ID-222 油圧作動油の きょう雑物試験とは


油圧作動油は基油(Base Oil)と各種の添加剤(Aditive)から成り立っています。
油圧システムを使用する人は、油圧システムの運転に最適な油圧作動油を選定します。しかし現実には基油、添加剤以外の異物が油圧作動油中に多少は混在しています。
これらは目に見えないような微細な状態の塵埃や鉄粉、摩耗粉、赤錆などです。
さらに油圧システムの使用時間の経過につれて塵埃や水分が混入したり、錆や基油、添加剤の劣化物、変質物などが発生してきます。いずれも増加するにつれて油圧システムの正常な運転に悪影響を及ぼすようになります。

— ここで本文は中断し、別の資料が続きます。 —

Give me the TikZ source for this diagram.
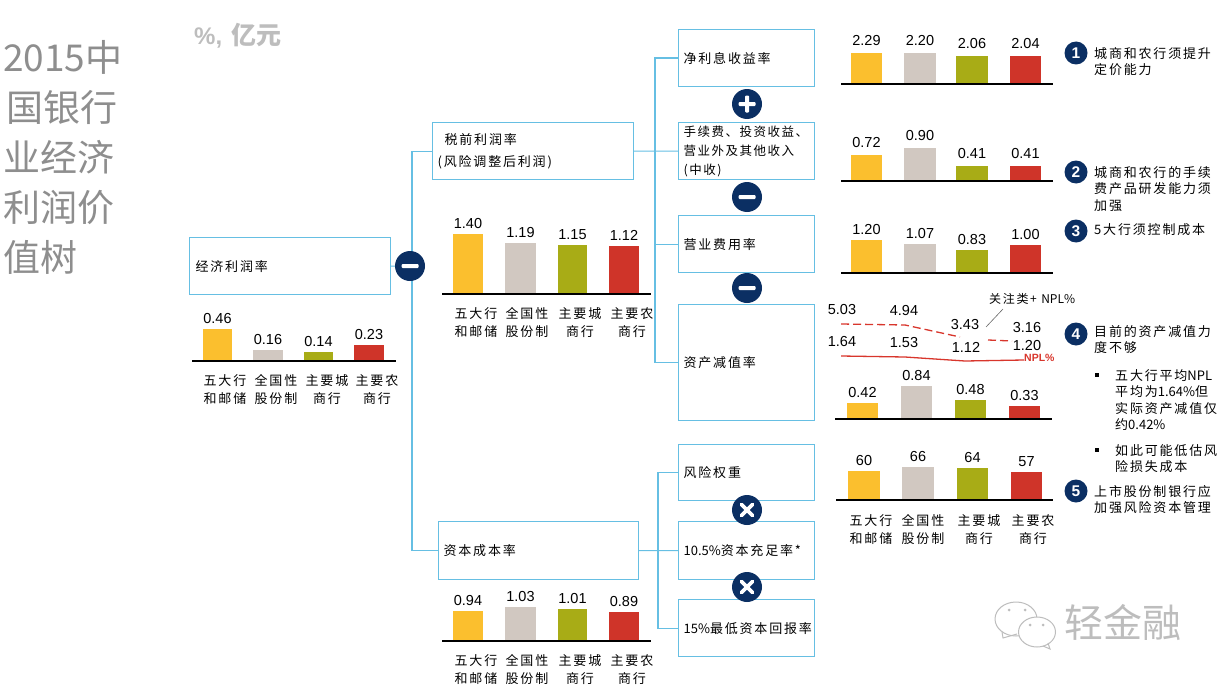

このように油圧作動油としては油圧システムの運転に不必要なもの、また害を及ぼすようなものを"きょう雑物"と呼んでいます。
"きょう雑物"には様々な種類、形態があり混入経路も色々あります。 きょう雑物試験は油圧作動油中に混入しているきょう雑物の量や、比率を確認する方法で、一定期間ごとのチェックを欠かすことができません。

  1. 不溶解分の測定
    ASTM D 893では有機溶剤のペンタン不溶解分と有機溶剤のトルエン不溶解分を測定することになっています。図1のようにペンタン不溶解分として捕捉した物質もトルエンによって溶解する物質がありますから、きょう雑物の中では

    (ペンタン不溶解分)-(トルエン不溶解分)=(不油溶性スラッジ)となります。
    図1 不溶解分


  2. 微粒子の計数
    形を持っている微細粒子はJ I S B 9930の規定で試料油100mlについて数と大きさを計数するようになっています。

  3. 微粒子の重量測定
    J I S B 9931によって試料油100ml中の異物重量mgが測定されます。

  4. 微量水分の測定
    J I S K 2275に規定されたカ-ルフィッシャ-法によって10〜1999-2003p p mの範囲で微量水分が測定されます。

特に2.〜 4.については汚染度の測定または清浄度の測定と呼ばれますが、油圧作動油にとっては、ここの4項目は何れも"きょう雑物"であり、できるだけ少なくするための対策(汚染管理)がなされます。